Vienna home to new AI geolocation research lab for ‘self-healing’ maps

15 Feb 2019

Image: © maria_savenko/

Nokia mapping spin-out Here has revealed it is backing a new AI geolocation research lab in Vienna to the tune of more than €25m.

While Google Maps may dominate the digital cartography space in the online world, there are a number of competitors making serious headway in this arena. Among them is the Netherlands-based Nokia spin-out Here, which is looking to use the latest artificial intelligence (AI) technology to develop its own Here WeGo map platform.

The company has announced that it is establishing a new Institute for Advanced Research in Artificial Intelligence (IARAI) in Vienna, Austria. It claims will be the world’s first global machine-learning (ML) research institute to use industrial-scale geolocation data.

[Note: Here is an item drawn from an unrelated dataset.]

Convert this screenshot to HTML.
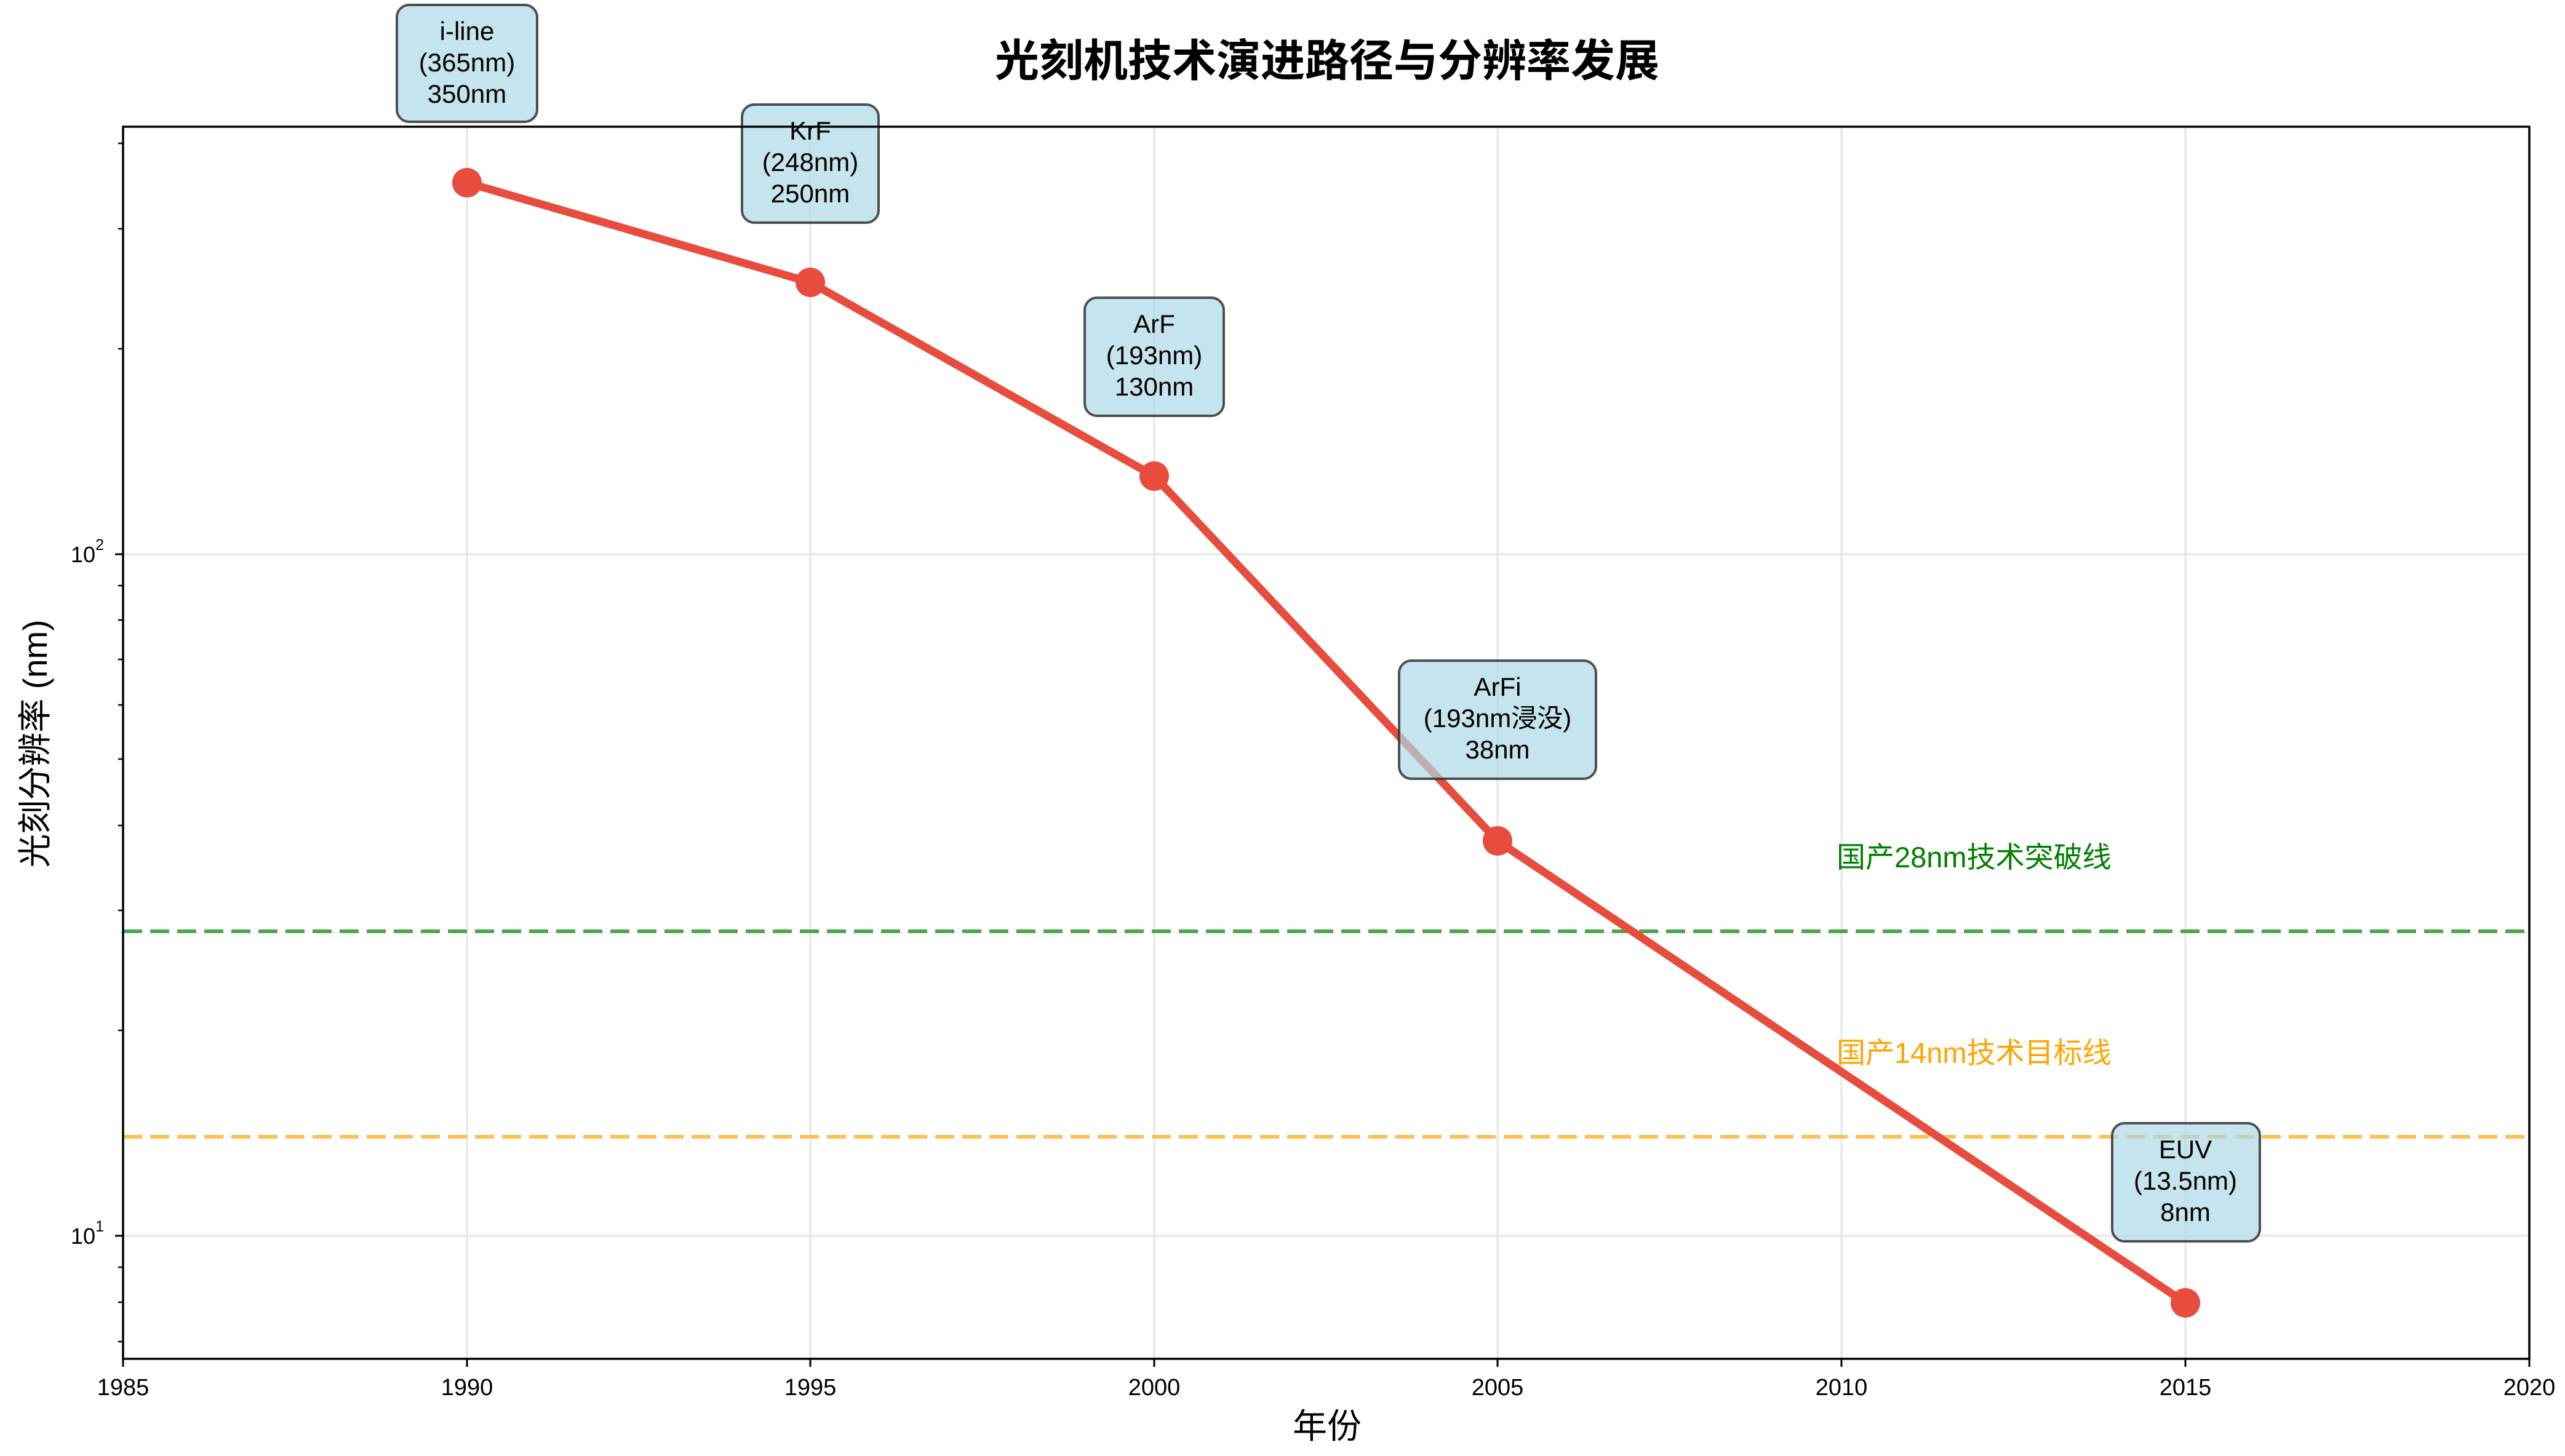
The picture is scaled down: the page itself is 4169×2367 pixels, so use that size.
<!DOCTYPE html>
<html><head><meta charset="utf-8"><style>
html,body{margin:0;padding:0;background:#fff;}
svg{display:block;}
text{font-family:"Liberation Sans","Noto Sans CJK SC",sans-serif;}
</style></head><body>
<svg width="4169" height="2367" viewBox="0 0 4169 2367" xmlns="http://www.w3.org/2000/svg">
<rect width="4169" height="2367" fill="#fff"/>
<g stroke="#e6e6e6" stroke-width="3">
<line x1="759" y1="206" x2="759" y2="2209"/>
<line x1="1317" y1="206" x2="1317" y2="2209"/>
<line x1="1876" y1="206" x2="1876" y2="2209"/>
<line x1="2434" y1="206" x2="2434" y2="2209"/>
<line x1="2993" y1="206" x2="2993" y2="2209"/>
<line x1="3552" y1="206" x2="3552" y2="2209"/>
<line x1="200" y1="901" x2="4111" y2="901"/>
<line x1="200" y1="2009" x2="4111" y2="2009"/>
</g>
<line x1="200" y1="1514" x2="4111" y2="1514" stroke="#4ca64c" stroke-width="6" stroke-dasharray="31,13"/>
<line x1="200" y1="1848" x2="4111" y2="1848" stroke="#ffc04d" stroke-width="6" stroke-dasharray="31,13"/>
<text x="2985" y="1410" font-size="47" fill="#008000">国产28nm技术突破线</text>
<text x="2985" y="1728" font-size="47" fill="#ffa500">国产14nm技术目标线</text>
<polyline points="759,297 1317,459 1876,774 2434,1367 3552,2118" fill="none" stroke="#e74c3c" stroke-width="13" stroke-linejoin="round"/>
<g fill="#e74c3c">
<circle cx="759" cy="297" r="24"/><circle cx="1317" cy="459" r="24"/><circle cx="1876" cy="774" r="24"/><circle cx="2434" cy="1367" r="24"/><circle cx="3552" cy="2118" r="24"/>
</g>
<g fill="#add8e6" fill-opacity="0.7" stroke="#333" stroke-opacity="0.85" stroke-width="4">
<rect x="645" y="8" width="228" height="190" rx="20"/>
<rect x="1206" y="170" width="222" height="192" rx="20"/>
<rect x="1763" y="484" width="226" height="192" rx="20"/>
<rect x="2274" y="1074" width="320" height="192" rx="20"/>
<rect x="3433" y="1826" width="240" height="192" rx="20"/>
</g>
<g font-size="42" text-anchor="middle" fill="#000">
<text x="759" y="65">i-line</text><text x="759" y="116">(365nm)</text><text x="759" y="167">350nm</text>
<text x="1317" y="227">KrF</text><text x="1317" y="278">(248nm)</text><text x="1317" y="329">250nm</text>
<text x="1876" y="541">ArF</text><text x="1876" y="592">(193nm)</text><text x="1876" y="643">130nm</text>
<text x="2434" y="1131">ArFi</text><text x="2434" y="1182">(193nm浸没)</text><text x="2434" y="1233">38nm</text>
<text x="3552" y="1883">EUV</text><text x="3552" y="1934">(13.5nm)</text><text x="3552" y="1985">8nm</text>
</g>
<rect x="200" y="206" width="3911" height="2003" fill="none" stroke="#000" stroke-width="3.5"/>
<g stroke="#000" stroke-width="3">
<line x1="200" y1="2209" x2="200" y2="2222"/><line x1="759" y1="2209" x2="759" y2="2222"/><line x1="1317" y1="2209" x2="1317" y2="2222"/><line x1="1876" y1="2209" x2="1876" y2="2222"/><line x1="2434" y1="2209" x2="2434" y2="2222"/><line x1="2993" y1="2209" x2="2993" y2="2222"/><line x1="3552" y1="2209" x2="3552" y2="2222"/><line x1="4111" y1="2209" x2="4111" y2="2222"/>
<line x1="187" y1="901" x2="200" y2="901"/><line x1="187" y1="2009" x2="200" y2="2009"/>
</g>
<g stroke="#000" stroke-width="2.5">
<line x1="192" y1="1675" x2="200" y2="1675"/><line x1="192" y1="1480" x2="200" y2="1480"/><line x1="192" y1="1342" x2="200" y2="1342"/><line x1="192" y1="1234" x2="200" y2="1234"/><line x1="192" y1="1146" x2="200" y2="1146"/><line x1="192" y1="1072" x2="200" y2="1072"/><line x1="192" y1="1008" x2="200" y2="1008"/><line x1="192" y1="952" x2="200" y2="952"/>
<line x1="192" y1="567" x2="200" y2="567"/><line x1="192" y1="372" x2="200" y2="372"/><line x1="192" y1="233" x2="200" y2="233"/>
<line x1="192" y1="2060" x2="200" y2="2060"/><line x1="192" y1="2117" x2="200" y2="2117"/><line x1="192" y1="2181" x2="200" y2="2181"/>
</g>
<g font-size="38" text-anchor="middle" fill="#000">
<text x="200" y="2268">1985</text><text x="759" y="2268">1990</text><text x="1317" y="2268">1995</text><text x="1876" y="2268">2000</text><text x="2434" y="2268">2005</text><text x="2993" y="2268">2010</text><text x="3552" y="2268">2015</text><text x="4111" y="2268">2020</text>
</g>
<g font-size="36" text-anchor="end" fill="#000">
<text x="155" y="914">10</text><text x="169" y="894" font-size="25">2</text>
<text x="155" y="2022">10</text><text x="169" y="2002" font-size="25">1</text>
</g>
<text x="2157" y="2338" font-size="56" text-anchor="middle">年份</text>
<text transform="translate(76,1209) rotate(-90)" font-size="55" text-anchor="middle">光刻分辨率 (nm)</text>
<text x="2157" y="124" font-size="72" font-weight="bold" text-anchor="middle">光刻机技术演进路径与分辨率发展</text>
</svg>
</body></html>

Working independently of Here, the research lab will work with ML technology needed for mapping within autonomous vehicles, including locations awareness, optimised fleet management within cities and even ‘self-healing’ maps that can be altered in close to real time.

Over a five-year period, Here will provide the institute with more than €25m in financial assistance to support the IARAI’s development, including funding for the lab space and approximately 30 research positions.

The research lab will be led by two ML experts: Dr Sepp Hochreiter, an AI pioneer and inventor of the long short-term memory neural network framework, from Johannes Kepler University in Linz; and Dr David Kreil, a leader in data science from Boku University in Vienna.

“The IARAI is our gateway to build the next generation of location services, from self-healing maps to high-level automation, through leading-edge AI research,” said Peter Kürpick, the newly appointed CTO at Here.

“Here sits on unique data and mapping assets. By focusing on deep learning and the large-scale testing of that data, the institute will expand our understanding of how location can be represented through neural networks, the core components that will fuel these next-level location services.”

This isn’t the first time that AI has been used for cartography. Last year, scientists from MIT detailed a recent AI that can observe satellite imagery of urban areas and create detailed maps by determining where unmapped roads are.